What is needed ▸
Would it be possible to write out each entry below exactly, without the pictures?

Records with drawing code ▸

——

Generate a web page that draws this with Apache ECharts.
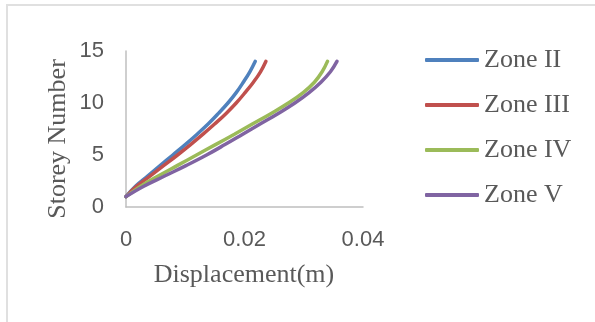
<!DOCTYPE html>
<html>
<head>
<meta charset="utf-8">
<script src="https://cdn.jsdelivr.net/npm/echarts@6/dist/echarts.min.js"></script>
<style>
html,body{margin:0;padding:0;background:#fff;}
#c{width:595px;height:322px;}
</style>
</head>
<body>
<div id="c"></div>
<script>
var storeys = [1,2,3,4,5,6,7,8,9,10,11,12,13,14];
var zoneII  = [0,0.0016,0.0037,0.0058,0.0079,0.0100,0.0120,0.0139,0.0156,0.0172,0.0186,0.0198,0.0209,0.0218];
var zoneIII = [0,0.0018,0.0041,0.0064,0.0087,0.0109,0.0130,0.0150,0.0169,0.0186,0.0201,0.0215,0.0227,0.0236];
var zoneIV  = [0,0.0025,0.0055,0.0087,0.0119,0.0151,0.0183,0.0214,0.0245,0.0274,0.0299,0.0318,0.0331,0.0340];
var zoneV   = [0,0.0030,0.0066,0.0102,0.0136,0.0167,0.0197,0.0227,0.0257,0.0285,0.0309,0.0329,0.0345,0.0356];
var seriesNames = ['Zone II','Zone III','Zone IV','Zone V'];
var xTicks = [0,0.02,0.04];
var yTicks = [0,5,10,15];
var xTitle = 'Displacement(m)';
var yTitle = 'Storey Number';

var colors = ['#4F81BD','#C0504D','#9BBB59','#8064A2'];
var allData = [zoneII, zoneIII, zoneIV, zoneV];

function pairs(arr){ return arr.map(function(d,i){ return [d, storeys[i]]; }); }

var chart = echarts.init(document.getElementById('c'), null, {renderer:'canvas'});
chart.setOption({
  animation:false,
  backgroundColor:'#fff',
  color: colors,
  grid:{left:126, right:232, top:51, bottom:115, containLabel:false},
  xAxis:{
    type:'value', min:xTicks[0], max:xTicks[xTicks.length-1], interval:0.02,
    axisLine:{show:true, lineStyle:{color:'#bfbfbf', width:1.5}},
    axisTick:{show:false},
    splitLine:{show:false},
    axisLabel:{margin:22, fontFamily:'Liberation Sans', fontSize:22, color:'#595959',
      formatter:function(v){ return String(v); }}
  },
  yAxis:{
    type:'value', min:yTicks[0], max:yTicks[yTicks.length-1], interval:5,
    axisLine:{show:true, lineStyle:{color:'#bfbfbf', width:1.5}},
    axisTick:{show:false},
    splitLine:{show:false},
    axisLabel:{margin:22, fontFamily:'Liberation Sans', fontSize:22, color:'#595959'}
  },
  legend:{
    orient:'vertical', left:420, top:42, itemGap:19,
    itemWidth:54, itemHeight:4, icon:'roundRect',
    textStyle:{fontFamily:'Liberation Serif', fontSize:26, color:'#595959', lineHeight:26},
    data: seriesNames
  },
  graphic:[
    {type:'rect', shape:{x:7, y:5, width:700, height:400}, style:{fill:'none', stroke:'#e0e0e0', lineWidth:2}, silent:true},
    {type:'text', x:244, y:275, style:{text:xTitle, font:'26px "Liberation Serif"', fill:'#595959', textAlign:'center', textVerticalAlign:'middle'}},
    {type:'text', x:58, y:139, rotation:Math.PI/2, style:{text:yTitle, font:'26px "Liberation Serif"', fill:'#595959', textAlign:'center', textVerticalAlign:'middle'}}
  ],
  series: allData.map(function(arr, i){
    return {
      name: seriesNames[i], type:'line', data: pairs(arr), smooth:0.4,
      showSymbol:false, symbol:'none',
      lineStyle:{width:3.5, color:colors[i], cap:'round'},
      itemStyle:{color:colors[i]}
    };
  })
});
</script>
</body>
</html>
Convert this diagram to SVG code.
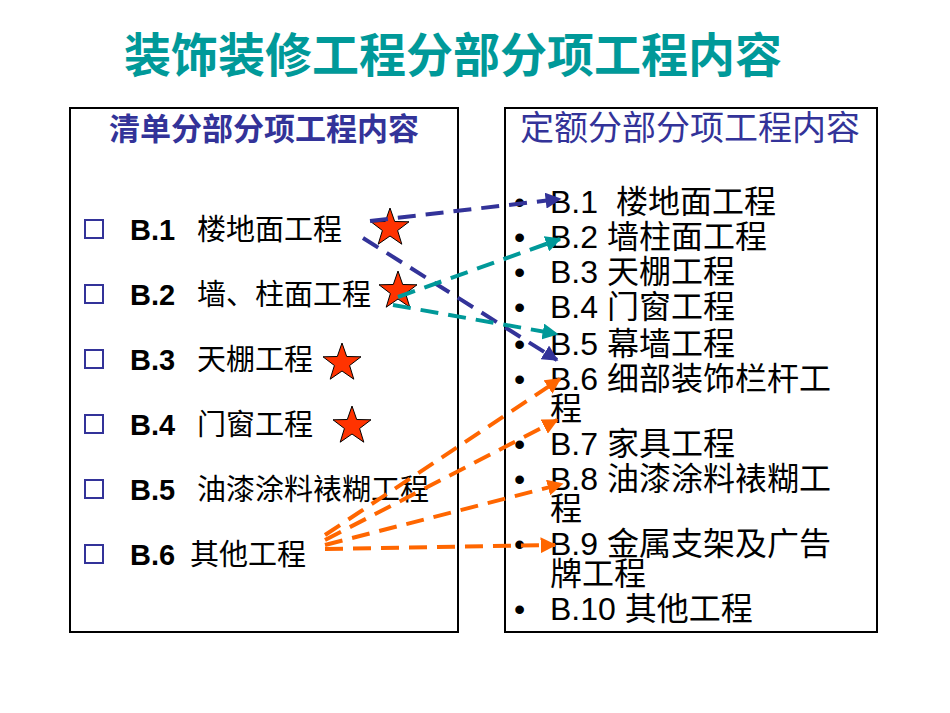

——

Written response ▸
Generate a web page that draws this with Apache ECharts.
<!DOCTYPE html>
<html>
<head>
<meta charset="utf-8">
<script src="https://cdn.jsdelivr.net/npm/echarts@6/dist/echarts.min.js"></script>
<style>
html,body{margin:0;padding:0;background:#fff;}
#c{width:595px;height:322px;}
</style>
</head>
<body>
<div id="c"></div>
<script>
var storeys = [1,2,3,4,5,6,7,8,9,10,11,12,13,14];
var zoneII  = [0,0.0016,0.0037,0.0058,0.0079,0.0100,0.0120,0.0139,0.0156,0.0172,0.0186,0.0198,0.0209,0.0218];
var zoneIII = [0,0.0018,0.0041,0.0064,0.0087,0.0109,0.0130,0.0150,0.0169,0.0186,0.0201,0.0215,0.0227,0.0236];
var zoneIV  = [0,0.0025,0.0055,0.0087,0.0119,0.0151,0.0183,0.0214,0.0245,0.0274,0.0299,0.0318,0.0331,0.0340];
var zoneV   = [0,0.0030,0.0066,0.0102,0.0136,0.0167,0.0197,0.0227,0.0257,0.0285,0.0309,0.0329,0.0345,0.0356];
var seriesNames = ['Zone II','Zone III','Zone IV','Zone V'];
var xTicks = [0,0.02,0.04];
var yTicks = [0,5,10,15];
var xTitle = 'Displacement(m)';
var yTitle = 'Storey Number';

var colors = ['#4F81BD','#C0504D','#9BBB59','#8064A2'];
var allData = [zoneII, zoneIII, zoneIV, zoneV];

function pairs(arr){ return arr.map(function(d,i){ return [d, storeys[i]]; }); }

var chart = echarts.init(document.getElementById('c'), null, {renderer:'canvas'});
chart.setOption({
  animation:false,
  backgroundColor:'#fff',
  color: colors,
  grid:{left:126, right:232, top:51, bottom:115, containLabel:false},
  xAxis:{
    type:'value', min:xTicks[0], max:xTicks[xTicks.length-1], interval:0.02,
    axisLine:{show:true, lineStyle:{color:'#bfbfbf', width:1.5}},
    axisTick:{show:false},
    splitLine:{show:false},
    axisLabel:{margin:22, fontFamily:'Liberation Sans', fontSize:22, color:'#595959',
      formatter:function(v){ return String(v); }}
  },
  yAxis:{
    type:'value', min:yTicks[0], max:yTicks[yTicks.length-1], interval:5,
    axisLine:{show:true, lineStyle:{color:'#bfbfbf', width:1.5}},
    axisTick:{show:false},
    splitLine:{show:false},
    axisLabel:{margin:22, fontFamily:'Liberation Sans', fontSize:22, color:'#595959'}
  },
  legend:{
    orient:'vertical', left:420, top:42, itemGap:19,
    itemWidth:54, itemHeight:4, icon:'roundRect',
    textStyle:{fontFamily:'Liberation Serif', fontSize:26, color:'#595959', lineHeight:26},
    data: seriesNames
  },
  graphic:[
    {type:'rect', shape:{x:7, y:5, width:700, height:400}, style:{fill:'none', stroke:'#e0e0e0', lineWidth:2}, silent:true},
    {type:'text', x:244, y:275, style:{text:xTitle, font:'26px "Liberation Serif"', fill:'#595959', textAlign:'center', textVerticalAlign:'middle'}},
    {type:'text', x:58, y:139, rotation:Math.PI/2, style:{text:yTitle, font:'26px "Liberation Serif"', fill:'#595959', textAlign:'center', textVerticalAlign:'middle'}}
  ],
  series: allData.map(function(arr, i){
    return {
      name: seriesNames[i], type:'line', data: pairs(arr), smooth:0.4,
      showSymbol:false, symbol:'none',
      lineStyle:{width:3.5, color:colors[i], cap:'round'},
      itemStyle:{color:colors[i]}
    };
  })
});
</script>
</body>
</html>
Convert this diagram to SVG code.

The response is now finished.